Prompted by modern critical discussions, the 14 papers, lectures and articles assembled in this volume revolve around key issues raised by twentieth-century art and theory.

Taking abstraction and expression as his main themes, this eclectic assortment of Professor Gombrich's monumental essays encompass the whole of the history of art, and includes major articles on the social history of art, visual metaphor, tradition and expression, and psychoanalysis.

Characteristic of his thought-provoking use of diverse sources for inspiration and exploration, this book embodies a timelessly powerful corpus of Gombrich's ground-breaking thought.




About the author(s)

Ernst Gombrich was one of the greatest and least conventional art historians of his age, achieving fame and distinction in three separate spheres: as a scholar, as a popularizer of art, and as a pioneer of the application of the psychology of perception to the study of art. His best-known book, The Story of Art - first published 50 years ago and now in its sixteenth edition - is one of the most influential books ever written about art. His books further include The Sense of Order (1979) and The Preference for the Primitive (2002), as well as a total of 11 volumes of collected essays and reviews.
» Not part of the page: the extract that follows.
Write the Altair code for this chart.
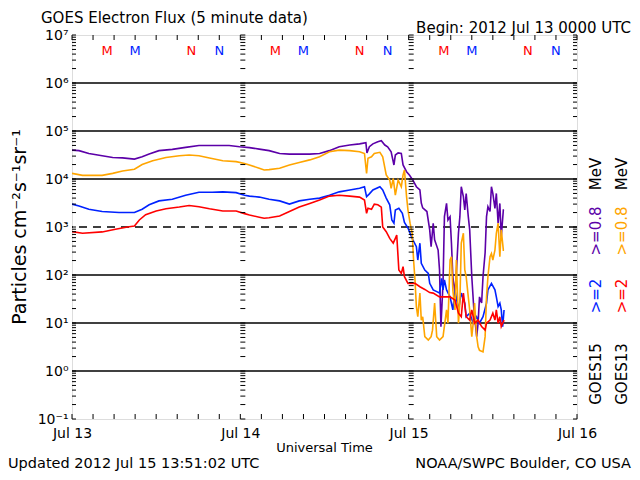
import json
import altair as alt
import pandas as pd

# ---------------- data (hours since 2012 Jul 13 00:00 UT, particle flux) ----------------
g15_08_hours = [0, 1, 2.4, 4.3, 5.8, 7.2, 8.9, 10, 11, 12.4, 14.3, 16.2, 18.1, 20, 22.4, 23.9,
                25.3, 26.7, 28.1, 29.6, 31, 32.4, 33.9, 35.3, 36.7, 38.1, 39.6, 41, 41.9, 42.05, 42.4,
                42.9, 43.6, 44.1, 44.6, 45, 45.5, 45.9, 46.1, 46.5, 46.95, 47.2, 47.7,
                48.1, 48.6, 49.1, 49.6, 49.8, 50.0, 50.6, 51.0, 51.2, 51.5, 51.7, 52.2, 52.4, 52.6,
                52.9, 53.1, 53.4, 53.6, 53.9, 54.1, 54.3, 54.6, 54.8, 55.1, 55.3, 55.5, 55.8, 56,
                56.2, 56.5, 56.7, 57.0, 57.3, 57.7, 57.9, 58.1, 58.4, 58.6, 58.9, 59.1, 59.3, 59.6,
                59.8, 60.0, 60.3, 60.5, 60.75, 61, 61.2, 61.5, 61.6]
g15_08_flux = [4.0e4, 3.9e4, 3.4e4, 3.05e4, 2.8e4, 2.75e4, 2.6e4, 2.9e4, 3.3e4, 3.9e4, 4.15e4, 4.55e4, 5.0e4, 5.0e4, 5.0e4, 4.7e4,
               4.5e4, 4.2e4, 3.9e4, 3.4e4, 3.3e4, 3.3e4, 3.3e4, 3.4e4, 3.9e4, 4.7e4, 5.1e4, 5.4e4, 5.7e4, 3.5e4, 4.7e4,
               5.4e4, 6.0e4, 6.3e4, 5.1e4, 4.7e4, 3.7e4, 1.96e4, 3.16e4, 3.5e4, 3.4e4, 1.96e4, 1.42e4,
               1.21e4, 9.5e3, 6.9e3, 5.9e3, 3.16e3, 2.5e3, 2.1e3, 8.7e2, 3.9e2, 1.2e3, 5.4e2, 3.3e2, 1.27e2, 8.4,
               68, 1.64e3, 3.1e3, 1.4e3, 1.64e3, 4.6e2, 92, 42, 1.1e2, 7.5e2, 1.64e3, 6.9e3, 4.3e3, 2.26e3,
               5.0e3, 1.64e3, 8.7e2, 92, 18.7, 5.2, 10, 35, 26, 92, 2.9e2, 1.64e3, 2.65e3, 2.1e3,
               6.9e3, 5.0e3, 2.45e3, 5.0e3, 1.2e3, 3.1e3, 6.3e2, 2.26e3, 2.26e3]

g13_08_hours = [0, 1.5, 4.3, 5.8, 7.2, 8.9, 10, 11.5, 13.4, 15.3, 16.7, 18.1, 19.6, 21.5, 23.4, 24.6,
                25.3, 26.7, 27.4, 28.1, 29.6, 31, 32.4, 33.9, 35.3, 36.7, 38.1, 39.6, 41, 41.7, 42.0,
                42.2, 42.7, 43.1, 43.9, 44.3, 44.8, 45.3, 45.5, 45.8, 46.1, 46.5, 46.95, 47.2, 47.4,
                47.7, 47.9, 48.2, 48.5, 48.7, 48.9, 49.1, 49.3, 49.6, 49.8, 50.0, 50.3, 50.8, 51.2,
                51.4, 51.7, 52.0, 52.4, 52.9, 53.4, 53.6, 53.9, 54.1, 54.3, 54.6, 54.8, 55.1, 55.3,
                55.5, 55.8, 56, 56.2, 56.5, 56.7, 57.0, 57.2, 57.4, 57.7, 57.9, 58.1, 58.6, 58.9,
                59.1, 59.3, 59.6, 59.8, 60.0, 60.3, 60.5, 60.75, 61, 61.2, 61.5, 61.6]
g13_08_flux = [1.31e4, 1.19e4, 1.19e4, 1.31e4, 1.47e4, 1.6e4, 2.0e4, 2.4e4, 2.8e4, 3.05e4, 3.16e4, 3.05e4, 2.75e4, 2.4e4, 2.3e4, 2.1e4,
               1.96e4, 1.67e4, 1.54e4, 1.57e4, 1.67e4, 1.96e4, 2.2e4, 2.5e4, 2.9e4, 3.7e4, 4.0e4, 3.9e4, 3.7e4, 3.4e4, 1.3e4,
               2.7e4, 2.9e4, 3.4e4, 3.6e4, 2.9e4, 1.21e4, 9.5e3, 6.4e3, 1.03e4, 4.6e3, 9.5e3, 6.9e3, 1.21e4, 1.54e4,
               4.3e3, 2.26e3, 1.2e3, 7.4e2, 2.05e2, 79, 22, 13.5, 42, 11.5, 13.5, 5.2, 4.4, 5.2,
               7.1, 26, 5.2, 4.4, 5.2, 18.7, 9.9, 2.05e2, 2.4e2, 49, 18.7, 2.05e2, 9.9, 26,
               4.6e2, 7.4e2, 1.27e2, 92, 35, 18.7, 5.2, 9.9, 26, 5.2, 3.2, 2.7, 2.5, 5.2,
               35, 92, 2.4e2, 2.8e2, 2.05e2, 3.3e2, 7.4e2, 1.2e3, 2.4e2, 8.7e2, 3.3e2, 3.3e2]

g15_2_hours = [0, 1, 2.4, 4.3, 6.7, 8.9, 10, 11, 12.4, 14.3, 16.2, 18.1, 20, 21.5, 23.4, 24.6,
               25.3, 26.7, 28.1, 29.6, 31, 32.4, 33.9, 35.3, 36.7, 38.1, 39.6, 41, 41.7, 42.0, 42.4,
               42.9, 43.9, 44.3, 44.8, 45.3, 45.6, 45.9, 46.1, 46.6, 47.1, 47.4, 47.9,
               48.2, 48.6, 49.1, 49.3, 49.6, 49.8, 50.3, 50.8, 51, 51.5, 52.0, 52.4, 52.7, 52.9,
               53.1, 53.4, 53.9, 54.3, 54.6, 55.1, 55.5, 56, 56.2, 56.7, 57.2, 57.7, 58.1, 58.6,
               59.1, 59.3, 59.8, 60.3, 60.5, 60.75, 61, 61.2, 61.4, 61.6]
g15_2_flux = [3.0e3, 2.75e3, 2.35e3, 2.1e3, 2.0e3, 2.0e3, 2.35e3, 2.9e3, 3.5e3, 3.8e3, 4.6e3, 5.3e3, 5.3e3, 5.4e3, 5.2e3, 4.6e3,
              4.4e3, 4.2e3, 3.8e3, 3.5e3, 3.0e3, 3.5e3, 3.8e3, 4.0e3, 4.6e3, 5.4e3, 5.9e3, 6.4e3, 6.9e3, 4.3e3, 4.9e3,
              5.9e3, 6.9e3, 5.9e3, 4.0e3, 2.9e3, 1.4e3, 1.2e3, 2.26e3, 2.45e3, 1.93e3, 1.25e3, 9.5e2,
              7.4e2, 5.4e2, 3.9e2, 2.05e2, 4.6e2, 1.75e2, 1.27e2, 1.08e2, 67, 49, 45, 42, 85, 49,
              79, 49, 35, 18.7, 49, 18.7, 42, 26, 13.5, 16, 9.9, 13.5, 9.9, 13.5,
              26, 49, 67, 49, 35, 22, 26, 18.7, 8.4, 18.7]

g13_2_hours = [0, 1.5, 4.3, 6.2, 7.9, 8.9, 9.6, 10.5, 12, 13.4, 15.3, 16.7, 18.1, 19.6, 21.5, 23.4, 24.6,
               25.3, 26.7, 27.4, 28.1, 29.6, 31, 32.4, 33.9, 35.3, 36.7, 38.1, 39.6, 41, 41.7, 42.0,
               42.2, 42.7, 43.1, 43.6, 44.1, 44.3, 44.8, 45.3, 45.8, 46.1, 46.3, 46.6, 46.95, 47.2,
               47.4, 47.9, 48.4, 48.9, 49.6, 50.3, 51, 51.5, 52.4, 53.1, 53.9, 54.6, 55.1, 55.5,
               55.8, 56.2, 56.7, 57, 57.4, 57.9, 58.4, 58.9, 59.1, 59.6, 60, 60.3, 60.5, 60.75,
               61, 61.2, 61.6]
g13_2_flux = [8.0e2, 7.4e2, 7.9e2, 9.0e2, 1.0e3, 1.05e3, 1.4e3, 1.8e3, 2.15e3, 2.4e3, 2.6e3, 2.8e3, 2.65e3, 2.4e3, 2.15e3, 2.15e3, 1.9e3,
              1.78e3, 1.6e3, 1.52e3, 1.56e3, 1.7e3, 2.1e3, 2.6e3, 3.1e3, 3.65e3, 4.4e3, 4.6e3, 4.4e3, 4.2e3, 3.65e3, 1.93e3,
              2.45e3, 2.34e3, 3.0e3, 2.9e3, 2.6e3, 1.0e3, 8.0e2, 5.8e2, 4.6e2, 5.8e2, 6.8e2, 1.27e2, 1.08e2, 1.49e2,
              92, 67, 67, 67, 57, 50, 43, 42, 35, 35, 35, 30, 16, 13.5,
              42, 13.5, 11.5, 18.7, 9.9, 11.5, 8.4, 7.1, 9.9, 11.5, 16, 11.5, 18.7, 9.9,
              13.5, 8.4, 11.5]

day_ticks = [0, 24, 48, 72]
day_labels = ["Jul 13", "Jul 14", "Jul 15", "Jul 16"]
decades = [0.1, 1, 10, 100, 1e3, 1e4, 1e5, 1e6, 1e7]
decade_labels = ["10⁻¹", "10⁰", "10¹", "10²", "10³", "10⁴", "10⁵", "10⁶", "10⁷"]
grid_solid = [1, 10, 100, 1e4, 1e5, 1e6]
grid_dashed = [1e3]
# local midnight (M) / noon (N) markers: hour of day, satellite colour
mn_letters = ["M", "M", "N", "N"]
mn_hours = [5, 9, 17, 21]
mn_colors = ["#ff0000", "#0022ff", "#ff0000", "#0022ff"]

PURPLE, ORANGE, BLUE, RED = "#5c00a8", "#ffa500", "#0022ff", "#ff0000"
FONT = "DejaVu Sans"
W, H = 505, 384

# ---------------- build tables ----------------
def series_df(hours, flux):
    return pd.DataFrame({"hour": hours, "v": flux})

minor_vals = [k * 10.0 ** n for n in range(-1, 7) for k in range(1, 10)] + [1e7]
ytick_df = pd.DataFrame({"v": minor_vals})
xtick_df = pd.DataFrame({"hour": list(range(0, 73, 3))})
daytick_df = pd.DataFrame([{"hour": d, "v": v} for d in day_ticks[1:3] for v in minor_vals])
mn_rows = []
for d in range(3):
    for L, h, c in zip(mn_letters, mn_hours, mn_colors):
        mn_rows.append({"hour": d * 24 + h, "L": L, "c": c})
mn_df = pd.DataFrame(mn_rows)

xscale = alt.Scale(domain=[0, 72], nice=False, zero=False)
yscale = alt.Scale(type="log", domain=[0.1, 1e7], nice=False)

x_axis = alt.Axis(values=day_ticks, labelExpr=f"{json.dumps(day_labels)}[round(datum.value/24)]",
                  ticks=False, domain=False, grid=False, labelFontSize=14, labelPadding=7,
                  labelFlush=False, labelOverlap=False,
                  labelColor="black", labelFont=FONT, title=None)
y_axis = alt.Axis(values=decades,
                  labelExpr=f"{json.dumps(decade_labels, ensure_ascii=False)}[round(log(datum.value)/LN10)+1]",
                  ticks=False, domain=False, grid=False, labelFontSize=14, labelPadding=4,
                  labelFlush=False, labelOverlap=False,
                  labelColor="black", labelFont=FONT, title=None)

X = lambda: alt.X("hour:Q", scale=xscale, axis=x_axis)
Y = lambda: alt.Y("v:Q", scale=yscale, axis=y_axis)

layers = []

# grid lines
layers.append(alt.Chart(pd.DataFrame({"v": grid_solid})).mark_rule(color="black", strokeWidth=1.5)
              .encode(y=Y()))
layers.append(alt.Chart(pd.DataFrame({"v": grid_dashed})).mark_rule(color="black", strokeWidth=1.3, strokeDash=[8, 6])
              .encode(y=Y()))

# data lines
for hrs, flx, col in [(g15_08_hours, g15_08_flux, PURPLE), (g15_2_hours, g15_2_flux, BLUE),
                      (g13_08_hours, g13_08_flux, ORANGE), (g13_2_hours, g13_2_flux, RED)]:
    layers.append(alt.Chart(series_df(hrs, flx)).mark_line(color=col, strokeWidth=1.6, clip=True)
                  .encode(x=X(), y=Y()))

# ticks
layers.append(alt.Chart(xtick_df).mark_rule(color="black", strokeWidth=1)
              .encode(x=X(), y=alt.value(H), y2=alt.value(H - 5)))
layers.append(alt.Chart(xtick_df).mark_rule(color="black", strokeWidth=1)
              .encode(x=X(), y=alt.value(0), y2=alt.value(5)))
layers.append(alt.Chart(ytick_df).mark_rule(color="black", strokeWidth=1)
              .encode(y=Y(), x=alt.value(0), x2=alt.value(4)))
layers.append(alt.Chart(ytick_df).mark_rule(color="black", strokeWidth=1)
              .encode(y=Y(), x=alt.value(W), x2=alt.value(W - 4)))
layers.append(alt.Chart(daytick_df).mark_tick(orient="horizontal", color="black", size=5, thickness=1,
                                                xOffset=2.5, opacity=1)
              .encode(x=X(), y=Y()))

# M / N letters
layers.append(alt.Chart(mn_df).mark_text(font=FONT, fontSize=13, baseline="middle", align="center")
              .encode(x=X(), y=alt.value(16), text="L:N", color=alt.Color("c:N", scale=None)))

# text annotations
def txt(s, x, y, size=15, align="left", color="black", angle=0):
    kw = dict(font=FONT, fontSize=size, align=align, baseline="middle", color=color)
    if angle:
        kw["angle"] = angle
    return alt.Chart(pd.DataFrame({"t": [s]})).mark_text(**kw).encode(
        text="t:N", x=alt.value(x), y=alt.value(y))

layers += [
    txt("GOES Electron Flux (5 minute data)", -31, -17),
    txt("Begin: 2012 Jul 13 0000 UTC", 559, -7, align="right"),
    txt("Updated 2012 Jul 15 13:51:02 UTC", -64, 429, size=14.5),
    txt("NOAA/SWPC Boulder, CO USA", 559, 429, size=14.5, align="right"),
    txt("Universal Time", W / 2, 413, size=13, align="center"),
    txt("Particles cm⁻²s⁻¹sr⁻¹", -52, H / 2, size=19, align="center", angle=270),
    # legend, column 1 (GOES15)
    txt("GOES15", 524, 339, align="center", angle=270),
    txt(">=2", 524, 261, align="center", angle=270, color=BLUE),
    txt(">=0.8", 524, 196, align="center", angle=270, color=PURPLE),
    txt("MeV", 524, 139, align="center", angle=270),
    # legend, column 2 (GOES13)
    txt("GOES13", 550, 339, align="center", angle=270),
    txt(">=2", 550, 261, align="center", angle=270, color=RED),
    txt(">=0.8", 550, 196, align="center", angle=270, color=ORANGE),
    txt("MeV", 550, 139, align="center", angle=270),
]

chart = alt.layer(*layers).properties(
    width=W, height=H,
    autosize=alt.AutoSizeParams(type="none"),
    padding={"left": 64, "top": 27, "right": 55, "bottom": 53},
    background="white",
).configure_view(stroke="black", strokeWidth=1.5).configure(font=FONT)

chart.save("out.html", embed_options={"renderer": "svg", "actions": False})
Gombrich was born in Vienna in 1909 and died in London in November 2001. He came to London in 1936 to work at the Warburg Institute, where he eventually became Director from 1959 until his retirement in 1976. He won numerous international honours, including a knighthood, the Order of Merit and the Goethe, Hegel and Erasmus prizes.

Gifted with a powerful mind and prodigious memory, he was also an outstanding communicator, with a clear and forceful prose style. His works are models of good art-historical writing, and reflect his humanism and his deep and abiding concern with the standards and values of our cultural heritage.